YES - I strongly agree with this! I first did it this way because I wanted
to follow the instructions, assuming there was some Airflow magic, and
later found it really frustrating to maintain. We should be clear that
standard Python packaging is the way to go.

That being said, what if Airflow had an official Cookiecutter template for
Airflow operator packages, and suggested that as a way to manage your
operators in the docs? That would probably help people who aren't as
familiar with Python, and over time might increase quality of third party
operators (if it ships by default with linting/etc.)

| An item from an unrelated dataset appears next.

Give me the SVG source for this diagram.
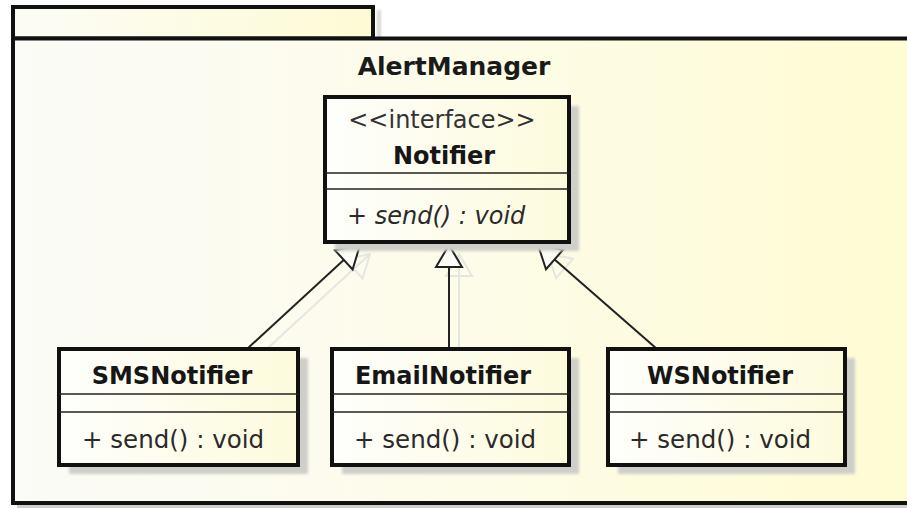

On Fri, Apr 12, 2019 at 3:54 AM Ash Berlin-Taylor <a...@apache.org> wrote:

> This is something I've said a number of times (but possibly never on the
> list):
>
> I think we should deprecate adding Operators and Hooks via the Airflow
> plugin mechanism.
>
> I think plugins should be reserved for any mechanism that a plain-ol
> python module import won't work for (which is basically anything that needs
> to tie deeply in to the Webserver or Scheduler process).
>
> To that endI think we should deprecate adding operators via plugins:
>
>     from airflow.operators.my_plugin import MyOperator
>
> can become
>
>     from my_plugin import MyOperator
>
> with no impact on functionality.
>
> The same could be said for hooks, with one possible feature addition:
> Right now the list of connection types in the Connections screen is
> hard-coded. Is it possible worth making that dynamic somehow based on the
> Hook classes that are loaded? i.e. adding the ability for hooks added in
> plguins to add items to that list?